Set task:
Omit all images, then repeat exactly the lines below from the one containing "Convert this diagram to TikZ code." through the one containing "(attrdep) at (237,556)", both ends included.

Provided material:
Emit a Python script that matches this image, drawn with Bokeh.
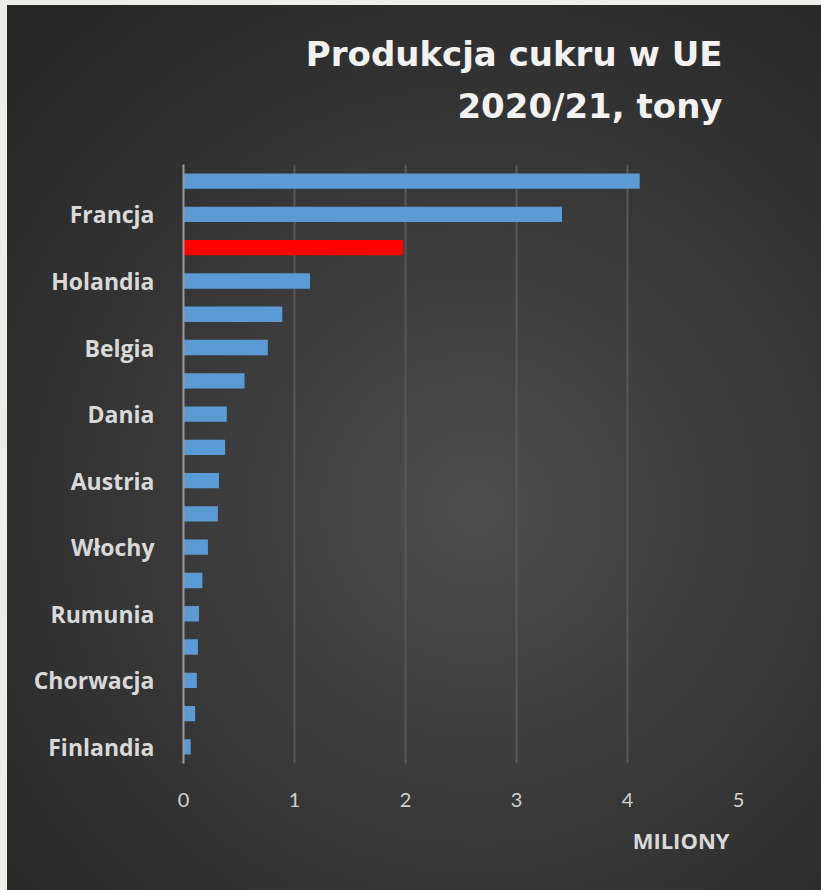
from bokeh.plotting import figure
from bokeh.models import ColumnDataSource, Range1d, FixedTicker, Title, LinearAxis
from bokeh.embed import file_html
from bokeh.resources import INLINE

# Data (million tonnes), top to bottom
countries = ["Niemcy", "Francja", "Polska", "Holandia", "Wielka Brytania", "Belgia",
             "Czechy", "Dania", "Hiszpania", "Austria", "Szwecja", "Włochy",
             "Słowacja", "Rumunia", "Węgry", "Chorwacja", "Litwa", "Finlandia"]
values = [4.11, 3.41, 1.98, 1.14, 0.89, 0.76, 0.55, 0.39, 0.375, 0.32, 0.31, 0.22,
          0.17, 0.14, 0.13, 0.12, 0.105, 0.065]
shown_labels = ["Francja", "Holandia", "Belgia", "Dania", "Austria", "Włochy",
                "Rumunia", "Chorwacja", "Finlandia"]
highlight = "Polska"
x_ticks = [0, 1, 2, 3, 4, 5]

n = len(countries)
pos = list(range(n))
colors = ["#ff0000" if c == highlight else "#5b9bd5" for c in countries]
src = ColumnDataSource(dict(country=countries, value=values, pos=pos, color=colors))

bg = ("linear-gradient(to right, #ededea 0px, #ededea 7px, transparent 7px), "
      "linear-gradient(to bottom, #ededea 0px, #ededea 5px, transparent 5px), "
      "radial-gradient(ellipse 75% 70% at 58% 57%, #4d4d4d 0%, #3b3b3b 45%, #272727 100%)")

p = figure(width=821, height=890, output_backend="svg", toolbar_location=None,
           x_range=Range1d(0, 5), y_range=Range1d(n - 0.5, -0.5),
           min_border_left=183, min_border_right=83, min_border_top=164,
           min_border_bottom=127,
           styles={"background": bg})
p.background_fill_color = None
p.border_fill_color = None
p.outline_line_color = None

# bottom (main) x axis
xax = p.below[0]
xax.ticker = FixedTicker(ticks=x_ticks)
xax.axis_line_color = None
xax.major_tick_line_color = None
xax.minor_tick_line_color = None
xax.major_label_text_font = "Lato"
xax.major_label_text_font_size = "20px"
xax.major_label_text_color = "#d0d0d0"
xax.major_label_standoff = 23

title_kw = dict(align="right", text_font="DejaVu Sans", text_font_style="bold",
                text_font_size="34px", text_color="#f2f2f2", offset=16)
p.title.text = "Produkcja cukru w UE"
for k, v in title_kw.items():
    setattr(p.title, k, v)
p.title.standoff = 19

# label-less axis used as a spacer between the title block and the plot frame
spacer = LinearAxis(ticker=FixedTicker(ticks=x_ticks), axis_line_color=None,
                    major_tick_line_color=None, minor_tick_line_color=None,
                    major_tick_in=0, major_tick_out=39, minor_tick_out=0,
                    major_label_standoff=0, major_label_text_font_size="0px",
                    major_label_overrides={t: "" for t in x_ticks})
p.add_layout(spacer, "above")
p.add_layout(Title(text="2020/21, tony", standoff=0, **title_kw), "above")

p.hbar(y="pos", right="value", left=0, height=0.46, source=src,
       fill_color="color", line_color=None)

p.add_layout(Title(text="MILIONY", align="right", offset=9, standoff=27,
                   text_font="Open Sans", text_font_style="bold",
                   text_font_size="22px", text_color="#d9d9d9"), "below")

# y axis
label_pos = [countries.index(c) for c in shown_labels]
p.yaxis.ticker = FixedTicker(ticks=label_pos)
p.yaxis.major_label_overrides = {i: countries[i] for i in label_pos}
p.yaxis.axis_line_color = "#9a9a9a"
p.yaxis.axis_line_width = 2
p.yaxis.major_tick_line_color = None
p.yaxis.minor_tick_line_color = None
p.yaxis.major_label_text_font = "Open Sans"
p.yaxis.major_label_text_font_style = "bold"
p.yaxis.major_label_text_font_size = "23px"
p.yaxis.major_label_text_color = "#d9d9d9"
p.yaxis.major_label_standoff = 23

p.xgrid.grid_line_color = "#575757"
p.xgrid.grid_line_width = 2
p.ygrid.grid_line_color = None

open("out.html", "w").write(file_html(p, INLINE))
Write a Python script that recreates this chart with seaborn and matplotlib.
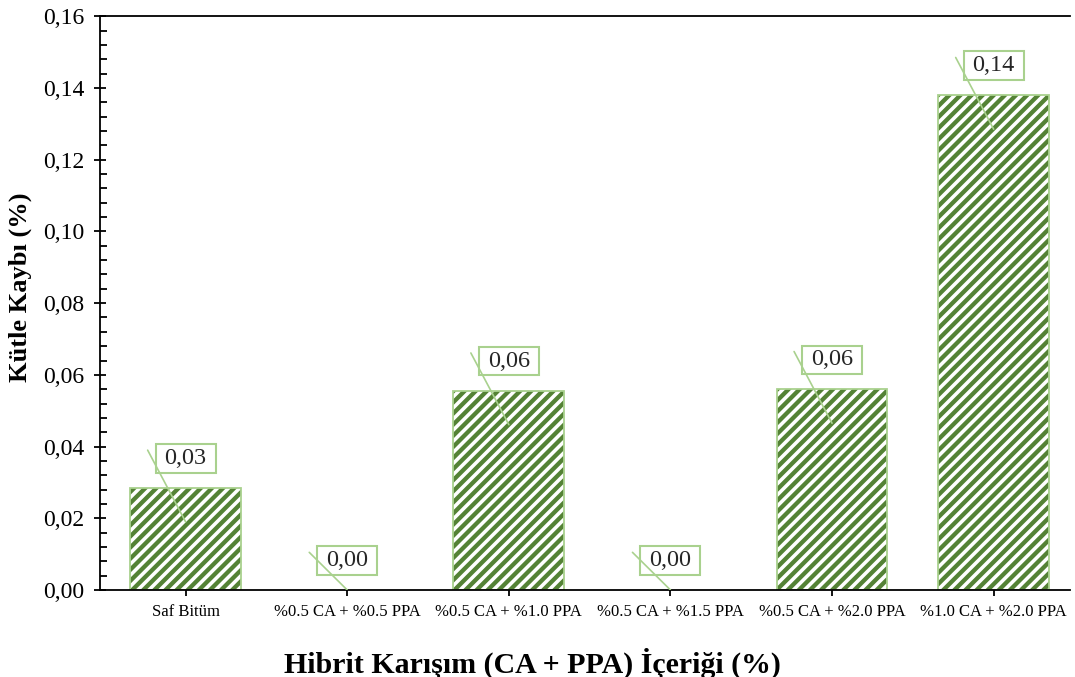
import matplotlib
matplotlib.use("Agg")
import matplotlib.pyplot as plt
import seaborn as sns
from matplotlib.patches import Rectangle
from matplotlib.ticker import MultipleLocator


categories = ["Saf Bitüm", "%0.5 CA + %0.5 PPA", "%0.5 CA + %1.0 PPA",
              "%0.5 CA + %1.5 PPA", "%0.5 CA + %2.0 PPA", "%1.0 CA + %2.0 PPA"]
values = [0.0285, 0.0, 0.0556, 0.0, 0.0560, 0.1380]
labels = ["0,03", "0,00", "0,06", "0,00", "0,06", "0,14"]

dark_green = "#548235"
light_green = "#a9d18e"

sns.set_theme(style="white")
plt.rcParams["font.family"] = ["Liberation Serif", "DejaVu Serif"]
plt.rcParams["hatch.linewidth"] = 3.1
plt.rcParams["hatch.color"] = dark_green

fig = plt.figure(figsize=(10.75, 6.77), dpi=100)
ax = fig.add_axes([0.093, 0.1285, 0.902, 0.8475])

sns.barplot(x=categories, y=values, color="white", edgecolor=dark_green,
            linewidth=0, width=0.685, hatch="///", ax=ax)

# light green outline on top of the hatched bars
for p in list(ax.patches):
    if p.get_height() > 0:
        ax.add_patch(Rectangle(p.get_xy(), p.get_width(), p.get_height(),
                               fill=False, edgecolor=light_green, linewidth=1.3))

# data labels with leader lines
for i, (v, lab) in enumerate(zip(values, labels)):
    t = ax.text(i, v + 0.0082, lab, ha="center", va="center", fontsize=17.5,
                zorder=5,
                bbox=dict(boxstyle="square,pad=0.37", facecolor="white",
                          edgecolor=light_green, linewidth=1.5))
    t.get_bbox_patch().set_mutation_aspect(0.42)
    ax.plot([i - 0.235, i], [v + 0.0105, max(v - 0.0095, 0)],
            color=light_green, linewidth=1.2, zorder=6)

ax.set_xlim(-0.53, 5.47)
ax.set_ylim(0, 0.16)
ax.yaxis.set_major_locator(MultipleLocator(0.02))
ax.yaxis.set_minor_locator(MultipleLocator(0.004))
ax.set_yticks(ax.get_yticks())
ax.set_yticklabels([f"{t:.2f}".replace(".", ",") for t in ax.get_yticks()])
ax.set_ylim(0, 0.16)

ax.tick_params(axis="y", which="major", direction="inout", length=9, width=1.3,
               pad=7, labelsize=17, left=True, color="black", labelcolor="black")
ax.tick_params(axis="y", which="minor", direction="in", length=5, width=1.3,
               left=True, color="black")
ax.tick_params(axis="x", which="major", direction="out", length=4, width=1.3,
               pad=6, labelsize=12, bottom=True, color="black", labelcolor="black")

for side in ["left", "bottom", "top"]:
    ax.spines[side].set_color("black")
    ax.spines[side].set_linewidth(1.3)
ax.spines["right"].set_visible(False)

ax.set_ylabel("Kütle Kaybı (%)", fontsize=19, fontweight="bold", color="black")
ax.yaxis.set_label_coords(-0.07, 0.528)
ax.set_xlabel("Hibrit Karışım (CA + PPA) İçeriği (%)", fontsize=21.5,
              fontweight="bold", color="black")
ax.xaxis.set_label_coords(0.446, -0.1)

plt.savefig("out.png", dpi=100)
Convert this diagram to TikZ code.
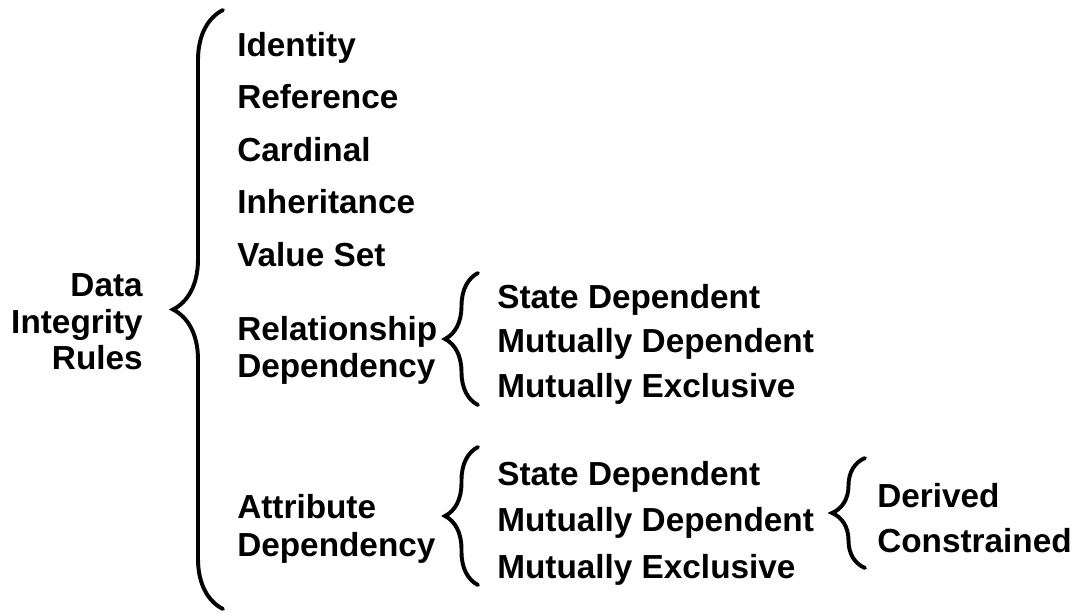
\documentclass[tikz,border=0pt]{standalone}
\usepackage{fontspec}
\setmainfont{Liberation Sans}
\usetikzlibrary{decorations.pathreplacing}

\begin{document}
\begin{tikzpicture}[x=0.025cm,y=-0.025cm,
  every node/.style={inner sep=0pt,font=\fontsize{23.7}{28}\selectfont\bfseries},
  item/.style={anchor=base west},
  curly/.style={decorate,decoration={brace,amplitude=#1},line width=2.8pt,line cap=round}]
  \useasboundingbox (0,0) rectangle (1076,612);

  \node (data) at (143,296) [anchor=base east] {Data};
  \node (integrity) at (143,333) [anchor=base east] {Integrity};
  \node (rules) at (143,369) [anchor=base east] {Rules};

  \coordinate (mainbot) at (223,609);
  \coordinate (maintop) at (223,10);
  \draw[curly=1.25cm] (mainbot) -- (maintop);

  \node (identity) at (237,56) [item] {Identity};
  \node (reference) at (237,108.5) [item] {Reference};
  \node (cardinal) at (237,161) [item] {Cardinal};
  \node (inheritance) at (237,213.5) [item] {Inheritance};
  \node (valueset) at (237,266) [item] {Value Set};
  \node (relship) at (237,340.5) [item] {Relationship};
  \node (reldep) at (237,377.5) [item] {Dependency};
  \node (attr) at (237,518.5) [item] {Attribute};
  \node (attrdep) at (237,556) [item] {Dependency};

  \coordinate (relbot) at (478,405);
  \coordinate (reltop) at (478,273);
  \draw[curly=0.825cm] (relbot) -- (reltop);
  \node (rstate) at (497,308.5) [item] {State Dependent};
  \node (rmutdep) at (497,352.5) [item] {Mutually Dependent};
  \node (rmutexc) at (497,397.5) [item] {Mutually Exclusive};

  \coordinate (attrbot) at (478,585);
  \coordinate (attrtop) at (478,447);
  \draw[curly=0.825cm] (attrbot) -- (attrtop);
  \node (astate) at (497,485.5) [item] {State Dependent};
  \node (amutdep) at (497,531.5) [item] {Mutually Dependent};
  \node (amutexc) at (497,578.5) [item] {Mutually Exclusive};

  \coordinate (derbot) at (865,568);
  \coordinate (dertop) at (865,458);
  \draw[curly=0.825cm] (derbot) -- (dertop);
  \node (derived) at (877,507) [item] {Derived};
  \node (constrained) at (877,552.5) [item] {Constrained};
\end{tikzpicture}
\end{document}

Answer to the problem:
Convert this diagram to TikZ code.
\documentclass[tikz,border=0pt]{standalone}
\usepackage{fontspec}
\setmainfont{Liberation Sans}
\usetikzlibrary{decorations.pathreplacing}

\begin{document}
\begin{tikzpicture}[x=0.025cm,y=-0.025cm,
  every node/.style={inner sep=0pt,font=\fontsize{23.7}{28}\selectfont\bfseries},
  item/.style={anchor=base west},
  curly/.style={decorate,decoration={brace,amplitude=#1},line width=2.8pt,line cap=round}]
  \useasboundingbox (0,0) rectangle (1076,612);

  \node (data) at (143,296) [anchor=base east] {Data};
  \node (integrity) at (143,333) [anchor=base east] {Integrity};
  \node (rules) at (143,369) [anchor=base east] {Rules};

  \coordinate (mainbot) at (223,609);
  \coordinate (maintop) at (223,10);
  \draw[curly=1.25cm] (mainbot) -- (maintop);

  \node (identity) at (237,56) [item] {Identity};
  \node (reference) at (237,108.5) [item] {Reference};
  \node (cardinal) at (237,161) [item] {Cardinal};
  \node (inheritance) at (237,213.5) [item] {Inheritance};
  \node (valueset) at (237,266) [item] {Value Set};
  \node (relship) at (237,340.5) [item] {Relationship};
  \node (reldep) at (237,377.5) [item] {Dependency};
  \node (attr) at (237,518.5) [item] {Attribute};
  \node (attrdep) at (237,556) [item] {Dependency};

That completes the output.